Figure scripts:
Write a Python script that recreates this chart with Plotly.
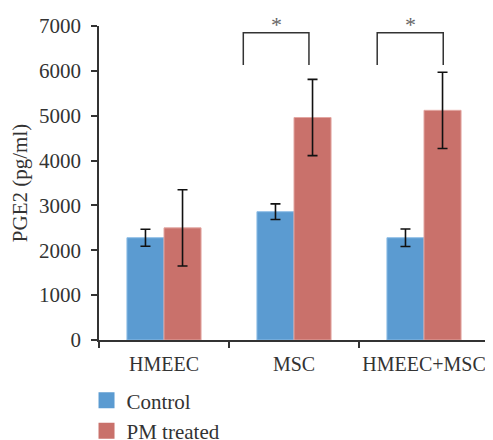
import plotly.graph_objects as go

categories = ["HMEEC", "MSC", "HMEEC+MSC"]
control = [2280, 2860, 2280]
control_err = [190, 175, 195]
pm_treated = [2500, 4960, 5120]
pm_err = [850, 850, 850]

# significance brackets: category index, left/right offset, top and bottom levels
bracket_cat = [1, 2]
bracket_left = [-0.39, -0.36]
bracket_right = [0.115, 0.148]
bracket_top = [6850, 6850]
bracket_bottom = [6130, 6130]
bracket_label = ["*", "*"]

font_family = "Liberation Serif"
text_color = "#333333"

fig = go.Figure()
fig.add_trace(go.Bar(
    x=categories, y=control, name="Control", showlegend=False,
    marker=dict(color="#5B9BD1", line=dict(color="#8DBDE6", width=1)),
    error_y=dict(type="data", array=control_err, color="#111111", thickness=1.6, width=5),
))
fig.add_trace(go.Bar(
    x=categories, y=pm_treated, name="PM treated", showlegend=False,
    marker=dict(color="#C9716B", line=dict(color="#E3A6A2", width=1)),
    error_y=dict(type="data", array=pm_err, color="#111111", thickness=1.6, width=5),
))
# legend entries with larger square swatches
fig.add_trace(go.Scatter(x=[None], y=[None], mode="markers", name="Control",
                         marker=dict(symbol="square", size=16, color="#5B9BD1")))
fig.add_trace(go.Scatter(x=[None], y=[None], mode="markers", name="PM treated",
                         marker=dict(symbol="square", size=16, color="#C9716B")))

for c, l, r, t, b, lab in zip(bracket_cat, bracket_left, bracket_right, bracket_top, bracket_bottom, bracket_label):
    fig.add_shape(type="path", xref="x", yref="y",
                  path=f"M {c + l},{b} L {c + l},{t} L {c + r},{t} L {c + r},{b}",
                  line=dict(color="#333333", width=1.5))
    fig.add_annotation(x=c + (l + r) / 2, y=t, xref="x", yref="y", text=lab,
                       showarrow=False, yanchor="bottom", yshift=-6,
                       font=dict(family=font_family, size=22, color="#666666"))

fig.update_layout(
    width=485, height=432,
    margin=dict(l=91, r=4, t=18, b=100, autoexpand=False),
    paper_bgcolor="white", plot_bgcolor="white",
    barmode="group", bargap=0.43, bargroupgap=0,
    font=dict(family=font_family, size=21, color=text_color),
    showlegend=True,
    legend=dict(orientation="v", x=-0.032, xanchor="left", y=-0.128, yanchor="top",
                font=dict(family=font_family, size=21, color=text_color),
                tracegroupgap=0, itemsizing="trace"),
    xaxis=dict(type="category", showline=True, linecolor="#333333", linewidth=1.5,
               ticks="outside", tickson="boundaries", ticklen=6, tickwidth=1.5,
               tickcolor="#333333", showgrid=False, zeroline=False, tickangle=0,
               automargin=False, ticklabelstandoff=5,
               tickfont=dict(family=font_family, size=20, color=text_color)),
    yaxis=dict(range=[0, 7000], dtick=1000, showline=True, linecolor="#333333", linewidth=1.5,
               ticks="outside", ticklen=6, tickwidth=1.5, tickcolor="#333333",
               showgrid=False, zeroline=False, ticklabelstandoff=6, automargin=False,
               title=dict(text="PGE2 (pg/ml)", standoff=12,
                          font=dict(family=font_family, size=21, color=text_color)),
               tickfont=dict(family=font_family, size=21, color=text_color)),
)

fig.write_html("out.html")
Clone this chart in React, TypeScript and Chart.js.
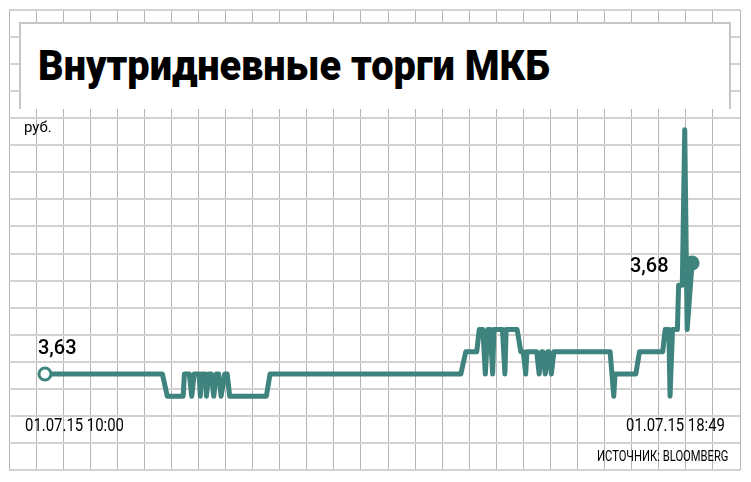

Prompt:
Word for word, quote the full listing, omitting every picture.

Finished exercise:
Write a Python script that recreates this chart with Plotly.
import plotly.graph_objects as go

categories = ["HMEEC", "MSC", "HMEEC+MSC"]
control = [2280, 2860, 2280]
control_err = [190, 175, 195]
pm_treated = [2500, 4960, 5120]
pm_err = [850, 850, 850]

# significance brackets: category index, left/right offset, top and bottom levels
bracket_cat = [1, 2]
bracket_left = [-0.39, -0.36]
bracket_right = [0.115, 0.148]
bracket_top = [6850, 6850]
bracket_bottom = [6130, 6130]
bracket_label = ["*", "*"]

font_family = "Liberation Serif"
text_color = "#333333"

fig = go.Figure()
fig.add_trace(go.Bar(
    x=categories, y=control, name="Control", showlegend=False,
    marker=dict(color="#5B9BD1", line=dict(color="#8DBDE6", width=1)),
    error_y=dict(type="data", array=control_err, color="#111111", thickness=1.6, width=5),
))
fig.add_trace(go.Bar(
    x=categories, y=pm_treated, name="PM treated", showlegend=False,
    marker=dict(color="#C9716B", line=dict(color="#E3A6A2", width=1)),
    error_y=dict(type="data", array=pm_err, color="#111111", thickness=1.6, width=5),
))
# legend entries with larger square swatches
fig.add_trace(go.Scatter(x=[None], y=[None], mode="markers", name="Control",
                         marker=dict(symbol="square", size=16, color="#5B9BD1")))
fig.add_trace(go.Scatter(x=[None], y=[None], mode="markers", name="PM treated",
                         marker=dict(symbol="square", size=16, color="#C9716B")))

for c, l, r, t, b, lab in zip(bracket_cat, bracket_left, bracket_right, bracket_top, bracket_bottom, bracket_label):
    fig.add_shape(type="path", xref="x", yref="y",
                  path=f"M {c + l},{b} L {c + l},{t} L {c + r},{t} L {c + r},{b}",
                  line=dict(color="#333333", width=1.5))
    fig.add_annotation(x=c + (l + r) / 2, y=t, xref="x", yref="y", text=lab,
                       showarrow=False, yanchor="bottom", yshift=-6,
                       font=dict(family=font_family, size=22, color="#666666"))

fig.update_layout(
    width=485, height=432,
    margin=dict(l=91, r=4, t=18, b=100, autoexpand=False),
    paper_bgcolor="white", plot_bgcolor="white",
    barmode="group", bargap=0.43, bargroupgap=0,
    font=dict(family=font_family, size=21, color=text_color),
    showlegend=True,
    legend=dict(orientation="v", x=-0.032, xanchor="left", y=-0.128, yanchor="top",
                font=dict(family=font_family, size=21, color=text_color),
                tracegroupgap=0, itemsizing="trace"),
    xaxis=dict(type="category", showline=True, linecolor="#333333", linewidth=1.5,
               ticks="outside", tickson="boundaries", ticklen=6, tickwidth=1.5,
               tickcolor="#333333", showgrid=False, zeroline=False, tickangle=0,
               automargin=False, ticklabelstandoff=5,
               tickfont=dict(family=font_family, size=20, color=text_color)),
    yaxis=dict(range=[0, 7000], dtick=1000, showline=True, linecolor="#333333", linewidth=1.5,
               ticks="outside", ticklen=6, tickwidth=1.5, tickcolor="#333333",
               showgrid=False, zeroline=False, ticklabelstandoff=6, automargin=False,
               title=dict(text="PGE2 (pg/ml)", standoff=12,
                          font=dict(family=font_family, size=21, color=text_color)),
               tickfont=dict(family=font_family, size=21, color=text_color)),
)

fig.write_html("out.html")
Clone this chart in React, TypeScript and Chart.js.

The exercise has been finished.